Maggy enables you to train with Microsoft’s DeepSpeed ZeRO optimizer. Since DeepSpeed does not follow the common PyTorch programming model, Maggy is unable to provide full distribution transparency to the user. This means that if you want to use DeepSpeed for your training, you will have to make small changes to your code. In this notebook, we will show you what exactly you have to change in order to make DeepSpeed run with Maggy.

  • First off, we have to define our model as we did for TensorFlow and Ablation studies.

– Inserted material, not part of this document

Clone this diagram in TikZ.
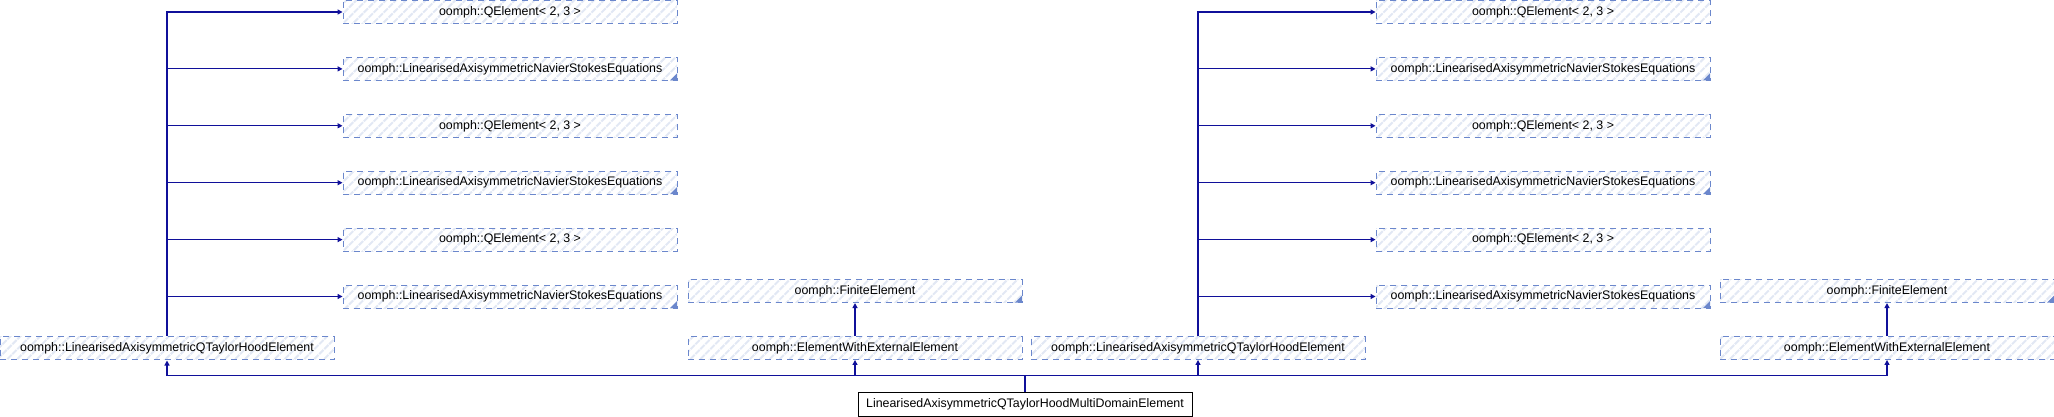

    class MyModel(torch.nn.Module):
    
        def __init__(self, ...):
            super().__init__(...)
            ...
    
        def forward(self, ...):
           ...
    

  • There are a few minor changes that have to be done in order to train with DeepSpeed: - There is no need for an optimizer anymore. You can configure your optimizer later in the DeepSpeed config. - DeepSpeed’s ZeRO requires you to use FP16 training. Therefore, convert your data to half precision! - The backward call is not executed on the loss, but on the model (model.backward(loss) instead of loss.backward()). - The step call is not executed on the optimizer, but also on the model (model.step() instead of optimizer.step()). - As we have no optimizer anymore, there is also no need to call optimizer.zero_grad(). You do not have to worry about the implementation of these calls, Maggy configures your model at runtime to act as a DeepSpeed engine.

    def train_fn(...):
        ...
    

  • In order to use DeepSpeed’s ZeRO, the deepspeed backend has to be chosen. This backend also requires its own config. You can read a full specification of the possible settings here.

    ds_config = {"train_micro_batch_size_per_gpu": 1,
     "gradient_accumulation_steps": 1,
     "optimizer": {"type": "Adam", "params": {"lr": 0.1}},
     "fp16": {"enabled": True},
     "zero_optimization": {"stage": 2},
    }
    
    config = TorchDistributedConfig(module=MyModel, backend="deepspeed", deepspeed_config=ds_config, ...)
    

  • Start the training with lagom()

    result = experiment.lagom(train_fn, config)